- Born: 1 June 2007 (age 18) Oyo State
- Citizenship: Nigerian
- Occupation: Film actress

= Mariam Kayode =

Nigerian actress (born 2007)

Mariam Kayode is a Nigerian actress who came into the limelight with the film Children of Mud. She has featured in movies including The Coffin Salesman, City of Bastards, and Bayi among others.

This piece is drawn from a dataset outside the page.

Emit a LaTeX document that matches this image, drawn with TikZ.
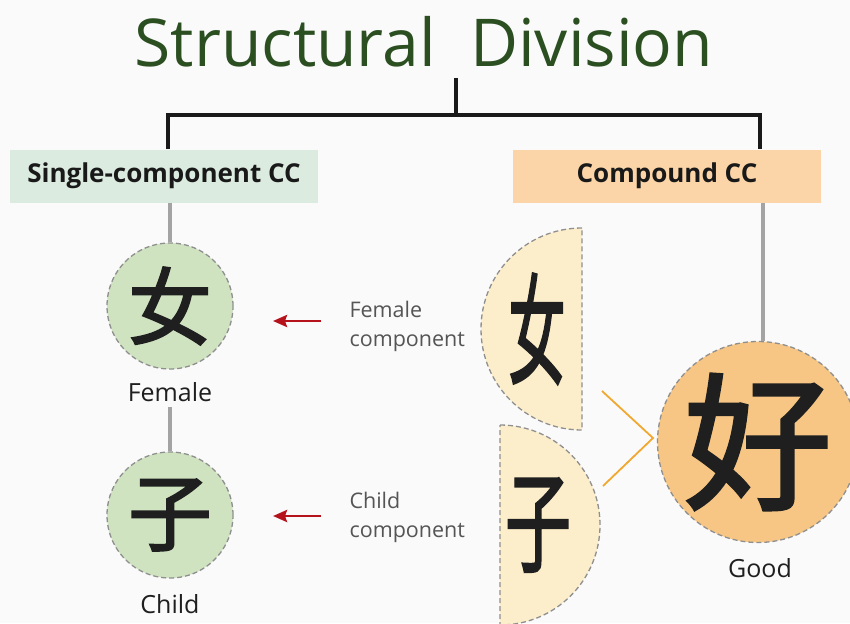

==Early life and education==
She was born in Oyo State on 1 June 2007. Mariam was schooled at Kingsfield College, Ijede campus.

==Career==
The young actress started acting as a child and the films Children of Mud and The Coffin Salesman made her popular.

==Filmography==
- Dark Light (2015)
- Happiness, Ltd (2016) as Mandu
- Don’t Leave Me (2016)
- Children of Mud (2017) as Emem
- City of Bastards (2019)
- The Coffin Salesman (2019)
- Price of Admission (2020) as Jumi
- Black Dove (2021)
- The Matron (2021) as Shola
- Discerning Eyes (2022) as Lilly
- Checkout (2024) as Tomi
- Bayi

==Awards and nominations==
Best actress in the short play Children of Mud at AMVCA 2018 awards.

Best child actress for the film The Coffin Salesman for BON award, 2018.